--- MATERIAL PROVIDED ---
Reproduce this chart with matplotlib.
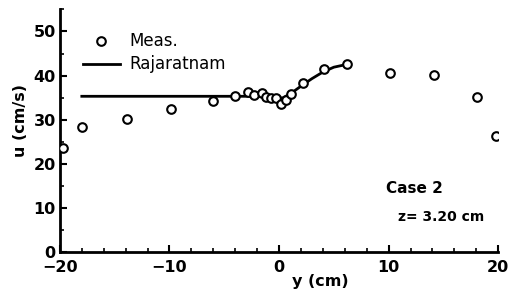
import matplotlib
matplotlib.use("Agg")
import matplotlib.pyplot as plt
from matplotlib.ticker import MultipleLocator

# Measured data
meas_y = [-19.7, -18.0, -13.9, -9.9, -6.0, -4.0, -2.8, -2.3, -1.6, -1.2, -0.7,
          -0.3, 0.2, 0.6, 1.1, 2.2, 4.1, 6.2, 10.1, 14.1, 18.1, 19.8]
meas_u = [23.6, 28.4, 30.2, 32.4, 34.2, 35.3, 36.3, 35.5, 36.1, 35.2, 34.8,
          34.8, 33.6, 34.5, 35.9, 38.4, 41.4, 42.7, 40.5, 40.1, 35.1, 26.2]

# Rajaratnam theory
raj_y = [-18, -6, -2, -0.5, 0.3, 1, 2, 3, 4, 5, 6.3]
raj_u = [35.3, 35.3, 35.3, 35.2, 34.9, 35.8, 37.6, 39.3, 40.8, 41.9, 42.6]

xticks = [-20, -10, 0, 10, 20]
yticks = [0, 10, 20, 30, 40, 50]

plt.rcParams['font.family'] = ['DejaVu Sans']

fig = plt.figure(figsize=(5.12, 2.95), dpi=100)
ax = fig.add_axes([0.117, 0.146, 0.856, 0.822])

ax.plot(raj_y, raj_u, color='black', lw=2.0, label='Rajaratnam', zorder=2)
ax.plot(meas_y, meas_u, linestyle='none', marker='o', markersize=6.2,
        markerfacecolor='white', markeredgecolor='black', markeredgewidth=1.5,
        label='Meas.', zorder=3)

ax.set_xlim(-20, 20)
ax.set_ylim(0, 55)
ax.set_xticks(xticks)
ax.set_yticks(yticks)
ax.xaxis.set_minor_locator(MultipleLocator(2))
ax.yaxis.set_minor_locator(MultipleLocator(5))
ax.set_xticklabels(['\u221220', '\u221210', '0', '10', '20'])

for s in ['top', 'right']:
    ax.spines[s].set_visible(False)
for s in ['left', 'bottom']:
    ax.spines[s].set_linewidth(2.0)

ax.tick_params(which='major', direction='in', length=5, width=1.5,
               labelsize=11.5, pad=3)
ax.tick_params(axis='x', which='major', pad=6)
ax.tick_params(which='minor', direction='in', length=3, width=1.2)
for lbl in ax.get_xticklabels() + ax.get_yticklabels():
    lbl.set_fontweight('bold')

ax.set_xlabel('y (cm)', fontsize=11.5, fontweight='bold')
ax.xaxis.set_label_coords(0.594, -0.09)
ax.set_ylabel('u (cm/s)', fontsize=11.5, fontweight='bold')
ax.yaxis.set_label_coords(-0.073, 0.54)

handles, labels = ax.get_legend_handles_labels()
ax.legend(handles[::-1], labels[::-1], frameon=False, loc='upper left',
          bbox_to_anchor=(0.0525, 0.905), borderpad=0, borderaxespad=0,
          handlelength=2.2, handletextpad=0.6, labelspacing=0.3,
          prop={'size': 12})

ax.text(0.81, 0.26, 'Case 2', transform=ax.transAxes, ha='center', va='center',
        fontsize=11, fontweight='bold')
ax.text(0.87, 0.145, 'z= 3.20 cm', transform=ax.transAxes, ha='center',
        va='center', fontsize=10, fontweight='bold')

fig.savefig('out.png', dpi=100)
---
▸ WHAT NEEDS TO BE DONE:
Each line of the data should be quoted exactly, with pictures left out.

▸ COMPLETE ANSWER:
Reproduce this chart with matplotlib.
import matplotlib
matplotlib.use("Agg")
import matplotlib.pyplot as plt
from matplotlib.ticker import MultipleLocator

# Measured data
meas_y = [-19.7, -18.0, -13.9, -9.9, -6.0, -4.0, -2.8, -2.3, -1.6, -1.2, -0.7,
          -0.3, 0.2, 0.6, 1.1, 2.2, 4.1, 6.2, 10.1, 14.1, 18.1, 19.8]
meas_u = [23.6, 28.4, 30.2, 32.4, 34.2, 35.3, 36.3, 35.5, 36.1, 35.2, 34.8,
          34.8, 33.6, 34.5, 35.9, 38.4, 41.4, 42.7, 40.5, 40.1, 35.1, 26.2]

# Rajaratnam theory
raj_y = [-18, -6, -2, -0.5, 0.3, 1, 2, 3, 4, 5, 6.3]
raj_u = [35.3, 35.3, 35.3, 35.2, 34.9, 35.8, 37.6, 39.3, 40.8, 41.9, 42.6]

xticks = [-20, -10, 0, 10, 20]
yticks = [0, 10, 20, 30, 40, 50]

plt.rcParams['font.family'] = ['DejaVu Sans']

fig = plt.figure(figsize=(5.12, 2.95), dpi=100)
ax = fig.add_axes([0.117, 0.146, 0.856, 0.822])

ax.plot(raj_y, raj_u, color='black', lw=2.0, label='Rajaratnam', zorder=2)
ax.plot(meas_y, meas_u, linestyle='none', marker='o', markersize=6.2,
        markerfacecolor='white', markeredgecolor='black', markeredgewidth=1.5,
        label='Meas.', zorder=3)

ax.set_xlim(-20, 20)
ax.set_ylim(0, 55)
ax.set_xticks(xticks)
ax.set_yticks(yticks)
ax.xaxis.set_minor_locator(MultipleLocator(2))
ax.yaxis.set_minor_locator(MultipleLocator(5))
ax.set_xticklabels(['\u221220', '\u221210', '0', '10', '20'])

for s in ['top', 'right']:
    ax.spines[s].set_visible(False)
for s in ['left', 'bottom']:
    ax.spines[s].set_linewidth(2.0)

ax.tick_params(which='major', direction='in', length=5, width=1.5,
               labelsize=11.5, pad=3)
ax.tick_params(axis='x', which='major', pad=6)
ax.tick_params(which='minor', direction='in', length=3, width=1.2)
for lbl in ax.get_xticklabels() + ax.get_yticklabels():
    lbl.set_fontweight('bold')

ax.set_xlabel('y (cm)', fontsize=11.5, fontweight='bold')
ax.xaxis.set_label_coords(0.594, -0.09)
ax.set_ylabel('u (cm/s)', fontsize=11.5, fontweight='bold')
ax.yaxis.set_label_coords(-0.073, 0.54)

handles, labels = ax.get_legend_handles_labels()
ax.legend(handles[::-1], labels[::-1], frameon=False, loc='upper left',
          bbox_to_anchor=(0.0525, 0.905), borderpad=0, borderaxespad=0,
          handlelength=2.2, handletextpad=0.6, labelspacing=0.3,
          prop={'size': 12})

ax.text(0.81, 0.26, 'Case 2', transform=ax.transAxes, ha='center', va='center',
        fontsize=11, fontweight='bold')
ax.text(0.87, 0.145, 'z= 3.20 cm', transform=ax.transAxes, ha='center',
        va='center', fontsize=10, fontweight='bold')

fig.savefig('out.png', dpi=100)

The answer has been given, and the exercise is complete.